Palhavã

Palhavã era um nome que estava alojado na minha memória com umas pernas altas em pijama hospitalar e um rosto que pouco conhecia, mas que era dO Amigo do meu pai. Uma amizade que se estendia entre as mães de ambos e havia visitas e cartas entre elas, o que era muito estranho, conhecendo o meu lado paterno. E depois disseram-me que morrera e eu nem entendia bem a morte, muito menos a de um amigo com letra grande. E assim guardei na memória o assunto, para compreender mais tarde.

Naquele dia, ela marcou encontro comigo à saída do hospital de Palhavã. Apareceu no anoraque amarelo que eu lhe dera, o cabelo também amarelado, o que me chocou, e um sorriso tímido e preocupado. Tinha um nódulo na tiróide e precisava de fazer um exame. Acompanhei-a à Avenida da República e vi como se apoderou do medo e não o contrário. Recebidos os resultados, era benigno e ficava sob vigilância.

A primeira memória de Palhavã, afinal andava a fazer mossa: sempre que subia do metro na praça de Espanha, sempre que me ia divertir na Gulbenkian, lembrava as pernas altas, escazeladas, a abanar dentro do pijama hospitalar e a súbita morte! A morte espantada vivia ali, para mim! E naquele dia em que ela apareceu no anoraque amarelo, arrepiei-me! Depois relaxei, com o diagnóstico. Uns vinte anos mais tarde, nem passou por Palhavã; com metade do volume habitual, foi direta para um estágio de ante-morte, apenas uma semana, sem mais poder falar, por cancro da tiróide altamente metastizado e com células muito indiferenciadas, dizia o médico, em salinha própria para dar más notícias aos familiares, mas eu já intuira!

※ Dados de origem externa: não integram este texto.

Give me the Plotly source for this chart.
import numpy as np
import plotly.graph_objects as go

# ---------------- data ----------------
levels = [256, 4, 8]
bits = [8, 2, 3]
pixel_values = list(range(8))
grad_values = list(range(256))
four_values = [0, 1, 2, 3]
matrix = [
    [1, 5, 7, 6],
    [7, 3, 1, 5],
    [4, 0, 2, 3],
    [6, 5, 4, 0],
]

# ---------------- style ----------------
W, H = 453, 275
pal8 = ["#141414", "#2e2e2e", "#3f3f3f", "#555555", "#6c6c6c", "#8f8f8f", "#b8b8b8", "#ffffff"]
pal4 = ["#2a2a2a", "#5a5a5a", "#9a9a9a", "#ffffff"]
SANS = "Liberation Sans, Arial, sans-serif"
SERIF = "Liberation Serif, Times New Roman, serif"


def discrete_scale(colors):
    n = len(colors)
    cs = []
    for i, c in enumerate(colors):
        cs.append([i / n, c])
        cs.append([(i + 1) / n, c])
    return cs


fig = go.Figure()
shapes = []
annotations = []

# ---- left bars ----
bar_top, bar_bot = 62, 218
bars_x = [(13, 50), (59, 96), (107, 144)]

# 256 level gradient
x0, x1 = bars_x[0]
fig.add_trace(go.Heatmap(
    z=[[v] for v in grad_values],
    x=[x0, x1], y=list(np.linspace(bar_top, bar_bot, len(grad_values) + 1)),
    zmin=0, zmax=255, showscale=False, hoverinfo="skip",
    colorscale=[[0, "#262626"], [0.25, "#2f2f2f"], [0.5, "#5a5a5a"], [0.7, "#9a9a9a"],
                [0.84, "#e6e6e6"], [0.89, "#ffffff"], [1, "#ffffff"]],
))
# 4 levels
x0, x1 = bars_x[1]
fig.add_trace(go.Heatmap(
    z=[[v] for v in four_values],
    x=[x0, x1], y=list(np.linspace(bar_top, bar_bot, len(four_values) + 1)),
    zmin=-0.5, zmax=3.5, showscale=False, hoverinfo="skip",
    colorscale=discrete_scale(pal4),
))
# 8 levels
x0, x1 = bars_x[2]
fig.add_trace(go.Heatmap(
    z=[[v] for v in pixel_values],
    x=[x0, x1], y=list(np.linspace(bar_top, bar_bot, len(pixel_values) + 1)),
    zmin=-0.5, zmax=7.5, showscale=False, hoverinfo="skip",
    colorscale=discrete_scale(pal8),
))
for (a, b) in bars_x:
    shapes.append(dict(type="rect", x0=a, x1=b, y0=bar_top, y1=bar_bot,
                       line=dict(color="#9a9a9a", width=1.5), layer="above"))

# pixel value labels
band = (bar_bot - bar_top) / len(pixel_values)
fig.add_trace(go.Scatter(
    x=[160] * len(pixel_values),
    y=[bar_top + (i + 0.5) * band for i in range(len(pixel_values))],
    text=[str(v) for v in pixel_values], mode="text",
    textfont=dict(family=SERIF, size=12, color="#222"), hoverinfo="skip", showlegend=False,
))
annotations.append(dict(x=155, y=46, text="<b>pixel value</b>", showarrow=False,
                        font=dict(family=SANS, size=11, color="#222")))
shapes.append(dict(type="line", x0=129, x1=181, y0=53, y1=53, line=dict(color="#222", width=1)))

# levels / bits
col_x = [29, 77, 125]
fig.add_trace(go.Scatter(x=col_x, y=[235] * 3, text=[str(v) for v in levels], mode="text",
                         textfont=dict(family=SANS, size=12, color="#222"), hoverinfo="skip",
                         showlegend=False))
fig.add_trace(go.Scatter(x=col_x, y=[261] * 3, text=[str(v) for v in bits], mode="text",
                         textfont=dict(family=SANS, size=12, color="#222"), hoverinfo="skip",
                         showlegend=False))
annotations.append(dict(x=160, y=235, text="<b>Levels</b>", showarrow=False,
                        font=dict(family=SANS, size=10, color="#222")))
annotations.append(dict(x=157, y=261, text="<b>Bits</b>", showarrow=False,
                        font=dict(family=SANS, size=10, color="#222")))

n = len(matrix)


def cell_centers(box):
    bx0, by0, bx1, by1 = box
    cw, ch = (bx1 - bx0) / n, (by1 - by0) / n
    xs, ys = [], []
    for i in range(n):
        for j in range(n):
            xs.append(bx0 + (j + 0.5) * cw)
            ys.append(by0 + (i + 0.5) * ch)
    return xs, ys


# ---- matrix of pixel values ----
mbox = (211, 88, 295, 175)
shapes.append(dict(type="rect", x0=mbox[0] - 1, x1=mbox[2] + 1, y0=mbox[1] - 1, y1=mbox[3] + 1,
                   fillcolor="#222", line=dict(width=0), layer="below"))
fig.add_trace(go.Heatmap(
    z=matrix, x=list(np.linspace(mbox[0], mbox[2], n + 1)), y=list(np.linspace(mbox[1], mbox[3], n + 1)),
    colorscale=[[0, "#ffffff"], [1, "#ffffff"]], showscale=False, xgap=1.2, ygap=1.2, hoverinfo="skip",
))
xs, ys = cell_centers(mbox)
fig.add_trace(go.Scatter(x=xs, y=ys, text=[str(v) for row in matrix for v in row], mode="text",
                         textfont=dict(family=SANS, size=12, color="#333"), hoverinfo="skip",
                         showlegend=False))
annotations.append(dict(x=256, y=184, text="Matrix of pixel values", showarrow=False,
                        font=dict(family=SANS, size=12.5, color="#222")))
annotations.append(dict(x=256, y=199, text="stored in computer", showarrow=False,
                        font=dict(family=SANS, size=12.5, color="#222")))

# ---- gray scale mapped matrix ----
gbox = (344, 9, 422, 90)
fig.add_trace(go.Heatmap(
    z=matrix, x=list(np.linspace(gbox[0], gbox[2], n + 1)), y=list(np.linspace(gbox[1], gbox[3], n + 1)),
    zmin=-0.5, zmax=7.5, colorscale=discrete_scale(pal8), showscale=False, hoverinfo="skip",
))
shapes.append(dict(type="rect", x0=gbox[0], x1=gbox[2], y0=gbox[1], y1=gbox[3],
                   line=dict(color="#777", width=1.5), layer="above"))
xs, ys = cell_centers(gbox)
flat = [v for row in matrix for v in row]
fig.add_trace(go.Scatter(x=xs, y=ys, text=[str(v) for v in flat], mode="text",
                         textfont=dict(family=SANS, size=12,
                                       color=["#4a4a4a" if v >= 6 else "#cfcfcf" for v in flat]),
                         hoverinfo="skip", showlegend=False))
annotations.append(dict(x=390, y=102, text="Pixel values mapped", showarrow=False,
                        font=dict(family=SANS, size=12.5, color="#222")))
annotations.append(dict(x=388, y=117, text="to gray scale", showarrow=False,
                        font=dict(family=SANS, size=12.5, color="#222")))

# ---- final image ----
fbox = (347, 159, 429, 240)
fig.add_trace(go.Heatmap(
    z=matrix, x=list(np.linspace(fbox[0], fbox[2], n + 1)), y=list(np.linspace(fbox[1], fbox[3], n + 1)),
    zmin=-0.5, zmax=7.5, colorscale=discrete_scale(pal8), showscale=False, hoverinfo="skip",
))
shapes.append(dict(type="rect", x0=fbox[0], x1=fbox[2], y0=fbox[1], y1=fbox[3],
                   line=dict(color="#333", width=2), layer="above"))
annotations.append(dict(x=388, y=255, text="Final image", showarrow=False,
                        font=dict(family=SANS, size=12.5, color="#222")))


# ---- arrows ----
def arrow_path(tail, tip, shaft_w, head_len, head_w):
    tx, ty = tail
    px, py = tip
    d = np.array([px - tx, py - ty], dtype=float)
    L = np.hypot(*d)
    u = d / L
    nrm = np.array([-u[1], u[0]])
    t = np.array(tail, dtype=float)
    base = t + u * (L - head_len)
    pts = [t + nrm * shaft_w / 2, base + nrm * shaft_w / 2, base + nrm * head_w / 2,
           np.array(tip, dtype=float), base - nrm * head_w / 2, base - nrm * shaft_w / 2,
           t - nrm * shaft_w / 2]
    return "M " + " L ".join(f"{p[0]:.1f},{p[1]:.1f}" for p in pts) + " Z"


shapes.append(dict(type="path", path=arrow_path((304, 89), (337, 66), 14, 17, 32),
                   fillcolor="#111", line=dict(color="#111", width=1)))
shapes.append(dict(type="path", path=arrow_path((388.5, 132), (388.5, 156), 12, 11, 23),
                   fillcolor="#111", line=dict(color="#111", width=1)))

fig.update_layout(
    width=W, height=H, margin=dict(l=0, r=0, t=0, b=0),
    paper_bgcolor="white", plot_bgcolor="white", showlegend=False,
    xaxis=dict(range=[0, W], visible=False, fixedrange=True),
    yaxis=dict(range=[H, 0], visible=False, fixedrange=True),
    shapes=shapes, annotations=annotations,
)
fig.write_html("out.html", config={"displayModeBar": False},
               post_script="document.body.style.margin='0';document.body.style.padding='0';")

No dia do anoraque amarelo critiquei a cor do cabelo, como as filhas "experts" fazem e ela seguiu posteriormente a sugestão. E, da última vez que conversámos - por entre palavras e silvos -, mandei-a voltar às urgências e garanti que tudo faria para que conseguisse ficar internada. Ficou. Um pouco pela minha agência, um pouco pelo acaso, e ainda pelo auxílio de anjinhos do centro de saúde dela. Lá foi para o silêncio, a morte controlada, a perda do poder de falar, e, finalmente, a perda total.

Depois fui procurar investigação sobre o cancro e derramar a angústia no intelectualismo, que é o meu território seguro, até ter acumulado algum conhecimento mais ou menos inútil para mim.

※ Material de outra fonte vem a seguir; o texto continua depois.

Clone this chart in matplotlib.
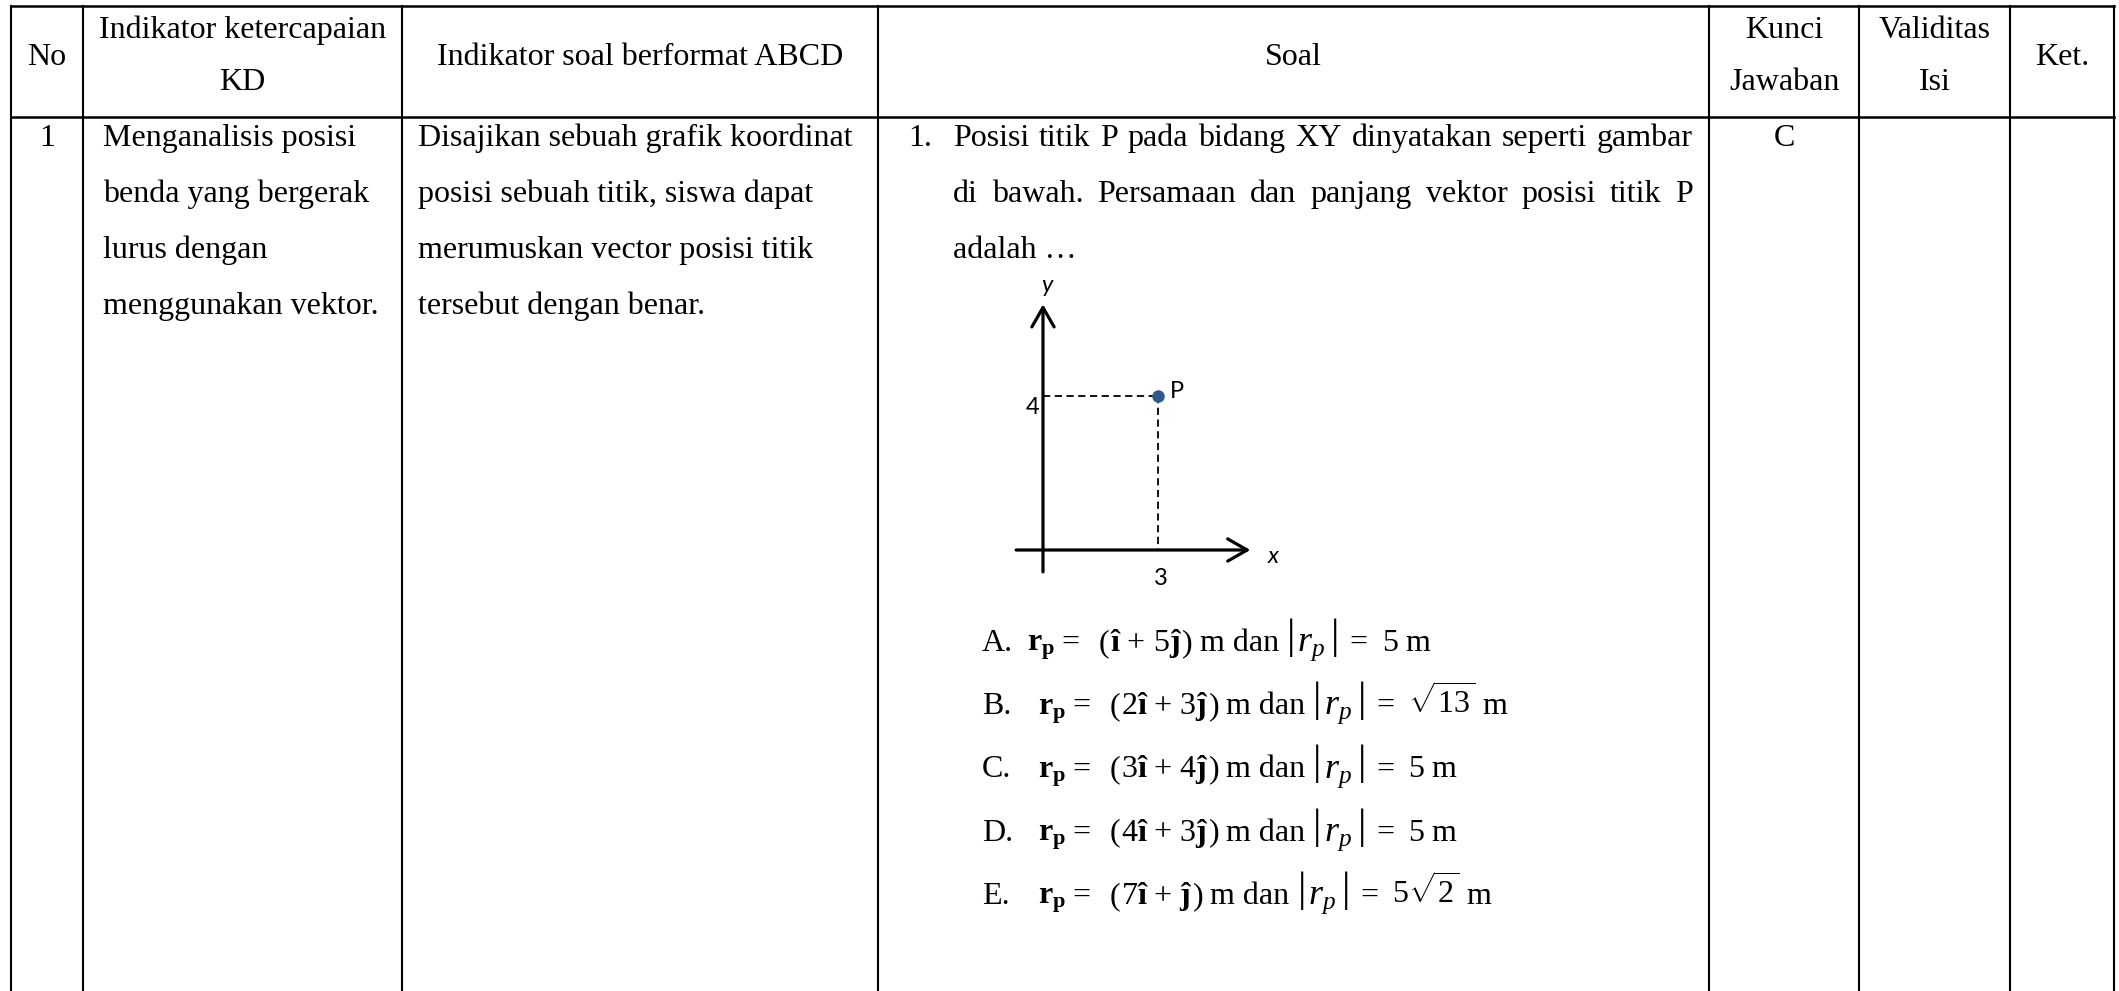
import matplotlib.pyplot as plt

plt.rcParams['font.family'] = ['Liberation Serif', 'DejaVu Serif']
plt.rcParams['mathtext.fontset'] = 'custom'
plt.rcParams['mathtext.rm'] = 'Liberation Serif'
plt.rcParams['mathtext.it'] = 'Liberation Serif:italic'
plt.rcParams['mathtext.bf'] = 'Liberation Serif:bold'

W, H = 2119, 991

# isi tabel
headers = [['No'], ['Indikator ketercapaian', 'KD'], ['Indikator soal berformat ABCD'],
           ['Soal'], ['Kunci', 'Jawaban'], ['Validitas', 'Isi'], ['Ket.']]
row_no = '1'
kd_lines = ['Menganalisis posisi', 'benda yang bergerak', 'lurus dengan', 'menggunakan vektor.']
ind_lines = ['Disajikan sebuah grafik koordinat', 'posisi sebuah titik, siswa dapat',
             'merumuskan vector posisi titik', 'tersebut dengan benar.']
soal_no = '1.'
soal_lines = ['Posisi titik P pada bidang XY dinyatakan seperti gambar',
              'di bawah. Persamaan dan panjang vektor posisi titik P',
              'adalah …']
kunci = 'C'

# pilihan jawaban
opt_letters = ['A.', 'B.', 'C.', 'D.', 'E.']
opt_i = [1, 2, 3, 4, 7]
opt_j = [5, 3, 4, 3, 1]
opt_mag = ['5', r'\sqrt{13}', '5', '5', r'5\sqrt{2}']

# titik P pada grafik
p_x, p_y = 3, 4
p_label = 'P'

# layout (piksel)
col_edges = [11, 83, 402, 878, 1709, 1859, 2010, 2114]
top, head_bot = 6, 117
line_h = 56
body_base = 146
opt_base = 651
opt_step = 63.2
opt_fx = [1027, 1038, 1038, 1038, 1038]
FS = 23

fig = plt.figure(figsize=(W / 100, H / 100), dpi=100)
ax = fig.add_axes([0, 0, 1, 1])
ax.set_xlim(0, W)
ax.set_ylim(H, 0)
ax.axis('off')
renderer = fig.canvas.get_renderer()

# garis tabel
ax.plot([col_edges[0], col_edges[-1]], [top, top], color='black', lw=1.8)
ax.plot([col_edges[0], col_edges[-1]], [head_bot, head_bot], color='black', lw=1.8)
for x in col_edges:
    ax.plot([x, x], [top, H], color='black', lw=1.5)

# header
for i, lines in enumerate(headers):
    cx = (col_edges[i] + col_edges[i + 1]) / 2
    if len(lines) == 1:
        ax.text(cx, 65, lines[0], ha='center', va='baseline', fontsize=FS)
    else:
        ax.text(cx, 38, lines[0], ha='center', va='baseline', fontsize=FS)
        ax.text(cx, 90, lines[1], ha='center', va='baseline', fontsize=FS)

ax.text((col_edges[0] + col_edges[1]) / 2, body_base, row_no, ha='center', va='baseline', fontsize=FS)
ax.text((col_edges[4] + col_edges[5]) / 2, body_base, kunci, ha='center', va='baseline', fontsize=FS)
for k, s in enumerate(kd_lines):
    ax.text(103, body_base + k * line_h, s, va='baseline', fontsize=FS)
for k, s in enumerate(ind_lines):
    ax.text(418, body_base + k * line_h, s, va='baseline', fontsize=FS)


def width(t):
    return t.get_window_extent(renderer).width


def justify(text, x0, x1, y):
    words = text.split()
    arts = [ax.text(x0, y, w, va='baseline', fontsize=FS) for w in words]
    widths = [width(a) for a in arts]
    gap = (x1 - x0 - sum(widths)) / (len(words) - 1)
    x = x0
    for a, w in zip(arts, widths):
        a.set_x(x)
        x += w + gap


def flow(x, y, pieces):
    # pieces: (teks, jarak sebelum, ukuran, geser vertikal)
    for s, gap, size, dy in pieces:
        x += gap
        t = ax.text(x, y + dy, s, va='baseline', fontsize=size)
        x += width(t)


ax.text(908, body_base, soal_no, va='baseline', fontsize=FS)
for k, s in enumerate(soal_lines):
    y = body_base + k * line_h
    if k < len(soal_lines) - 1:
        justify(s, 953, 1693, y)
    else:
        ax.text(953, y, s, va='baseline', fontsize=FS)

# opsi
for k in range(len(opt_letters)):
    y = opt_base + k * opt_step
    a = '' if opt_i[k] == 1 else str(opt_i[k])
    b = '' if opt_j[k] == 1 else str(opt_j[k])
    ax.text(982, y, opt_letters[k], va='baseline', fontsize=FS)
    flow(opt_fx[k], y, [
        (r'$\mathbf{r_p}$', 0, FS, 0),
        ('=', 6, FS, 0),
        ('(', 20, FS, 0),
        ('$' + a + r'\mathbf{î}$', 0, FS, 0),
        ('+', 5, FS, 0),
        ('$' + b + r'\mathbf{ĵ}$', 8, FS, 0),
        (')', 0, FS, 0),
        ('m dan', 7, FS, 0),
        ('|', 8, 30, -3),
        (r'$r_p$', 2, 26, 0),
        ('|', 6, 30, -3),
        ('=', 10, FS, 0),
        ('$' + opt_mag[k] + '$', 14, FS, 0),
        ('m', 7, FS, 0),
    ])

# grafik koordinat
ox, oy, sc = 1043, 550, 38.4
gx0, gx1, gy0, gy1 = -1, 6.5, -1, 7.5
gax = fig.add_axes([(ox + gx0 * sc) / W, (H - oy + gy0 * sc) / H,
                    (gx1 - gx0) * sc / W, (gy1 - gy0) * sc / H])
gax.set_xlim(gx0, gx1)
gax.set_ylim(gy0, gy1)
gax.axis('off')
gax.patch.set_alpha(0)

arrow = dict(arrowstyle='->,head_length=0.7,head_width=0.4', lw=2.3, color='black',
             mutation_scale=20, shrinkA=0, shrinkB=0)
gax.annotate('', xy=(5.4, 0), xytext=(-0.7, 0), arrowprops=arrow)
gax.annotate('', xy=(0, 6.4), xytext=(0, -0.57), arrowprops=arrow)
gax.plot([0, p_x], [p_y, p_y], color='black', lw=1.3, linestyle=(0, (4, 2.5)))
gax.plot([p_x, p_x], [p_y, 0], color='black', lw=1.3, linestyle=(0, (4, 2.5)))
gax.plot([p_x], [p_y], 'o', color='#2E5A8C', markersize=8)

sans = ['Lato', 'DejaVu Sans']
gax.text(-0.27, p_y - 0.3, str(p_y), ha='center', va='center', fontsize=17, family=sans)
gax.text(p_x + 0.07, -0.73, str(p_x), ha='center', va='center', fontsize=17, family=sans)
gax.text(p_x + 0.5, p_y + 0.12, p_label, ha='center', va='center', fontsize=17, family=sans)
gax.text(0.1, 6.9, 'y', ha='center', va='center', fontsize=17, family=sans, style='italic')
gax.text(6.0, -0.18, 'x', ha='center', va='center', fontsize=17, family=sans, style='italic')

fig.savefig('out.png', dpi=100)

No velório, ao meu lado, outro anjinho recomendava-me que fosse ver da minha saúde, por estar com uma dor prevalente na garganta; foi uma companhia doce, que muito em breve iria partir de doença idêntica e naquele dia nem o sonhava. A vida assim a escrever histórias com coincidências, estranhas, injustas...

Quando limpávamos a casa dos haveres da mãe, pude perceber o que ela se divertia com a roupa que eu lhe dava e com um autêntico baú de memórias construído com roupa nossa e dela, de todos os tempos! No seu sótão viveria vidas secretas, paralelas e viagens no tempo. Certamente que sim! Era o seu paraíso de vaidades. Só seu. Só para ela mesma ver! Mummy! Sempre a achei uma menina! Na adolescência, criticava-a; eu tão crescida, e ela a idolatrar a infância! Olá menina-mãe, penso que gostarias de saber que te segui o rasto, embora no pensamento: livre, criativo, desapegado de interesses.